Reste à savoir comment les nouvelles venues de Kepler seront classées dans les encyclopédies en ligne d’exoplanètes. Dans sa présentation, la NASA entretient un certain flou terminologique : les 1 284 nouvelles planètes sont « validées », mais pas « vérifiées ». Jean Schneider (Observatoire de Paris Meudon), qui tient à jour la plus ancienne (février 1995) et l’une des plus exhaustives (2 125 unités au 9 mai) de ces encyclopédies, va y ajouter « les 1 284 planètes « validées », puisqu’elles le sont à 99 % ». Cet ajout va prendre du temps, en raison du format des données
Un décompte à l’unité près n’a selon Jean Schneider pas de sens : « Il faut dire que (presque) toutes les planètes ont une probabilité non nulle (allant de ~0,1 % à ~10-50 %) d’être des fausses alarmes. Il y a donc un certain arbitraire à dire qu’une planète est validée. » D’autant plus, ajoute-t-il, qu’il n’y a pas de consensus sur la définition d’une planète : « Jusqu’à quelle masse dire que c’est une planète et pas une naine brune ? J’ai, pour ma part, provisoirement plaidé pour une limite maximum de 60 fois la masse de Jupiter. »
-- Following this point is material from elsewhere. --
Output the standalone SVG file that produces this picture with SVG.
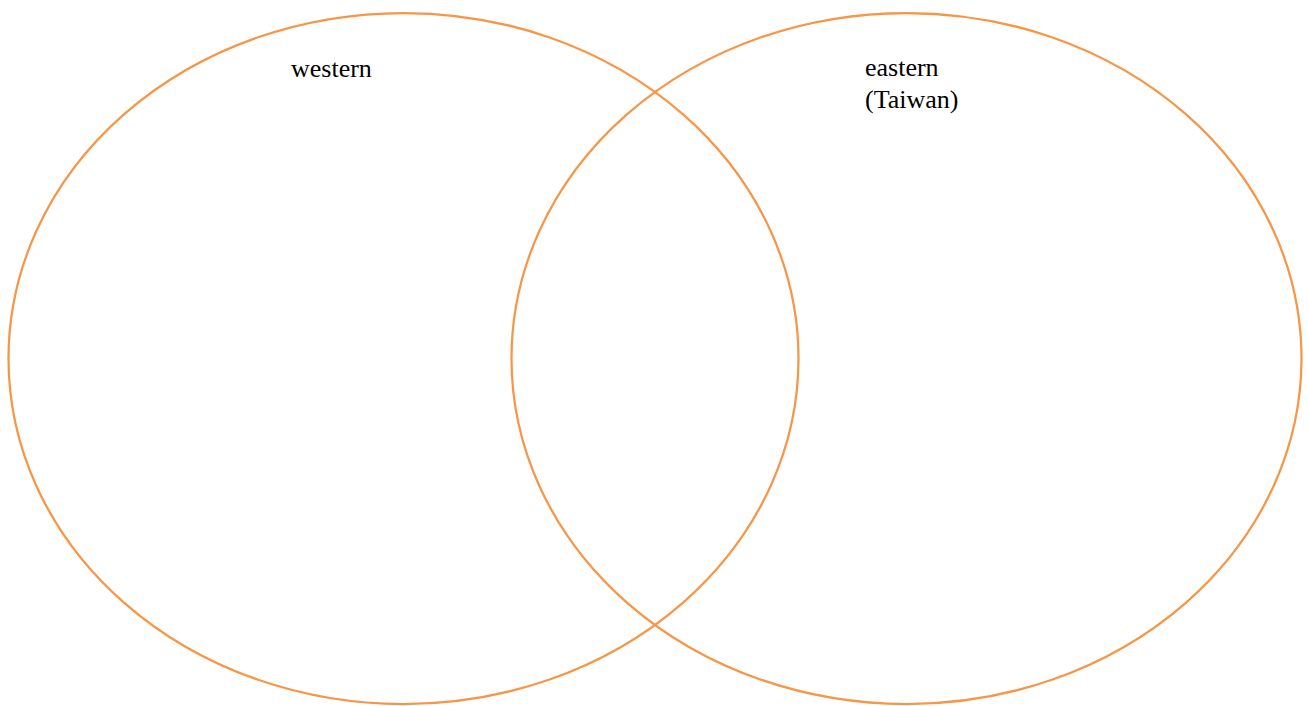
<svg xmlns="http://www.w3.org/2000/svg" width="1308" height="706" viewBox="0 0 1308 706">
<style>
.circle{fill:none;stroke:#F79646;stroke-width:2.25}
.lbl{font-family:"Liberation Serif","Times New Roman",serif;font-size:26px;fill:#000}
</style>
<rect width="1308" height="706" fill="#fff"/>
<g id="western">
<ellipse class="circle" cx="403.5" cy="358.5" rx="395" ry="345.5"/>
<text class="lbl" x="291" y="77">western</text>
</g>
<g id="eastern">
<ellipse class="circle" cx="906.5" cy="358.5" rx="395" ry="345.5"/>
<text class="lbl" x="865" y="76">eastern</text>
<text class="lbl" x="865" y="108">(Taiwan)</text>
</g>
<g id="connectors"/>
</svg>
La nouvelle moisson de Kepler ajoute 1 284 planètes extrasolaires aux quelque 2 125 découvertes depuis plus de vingt ans.
Mais le « contrôle qualité » de ces planètes extrasolaires lui semble en définitive satisfaisant. « L’expérience montre que sur les 2 100 planètes “validées” à ce jour, seule une dizaine a été invalidée », note-t-il. L’une d’entre l’a même été, pour être ensuite « réhabilitée ».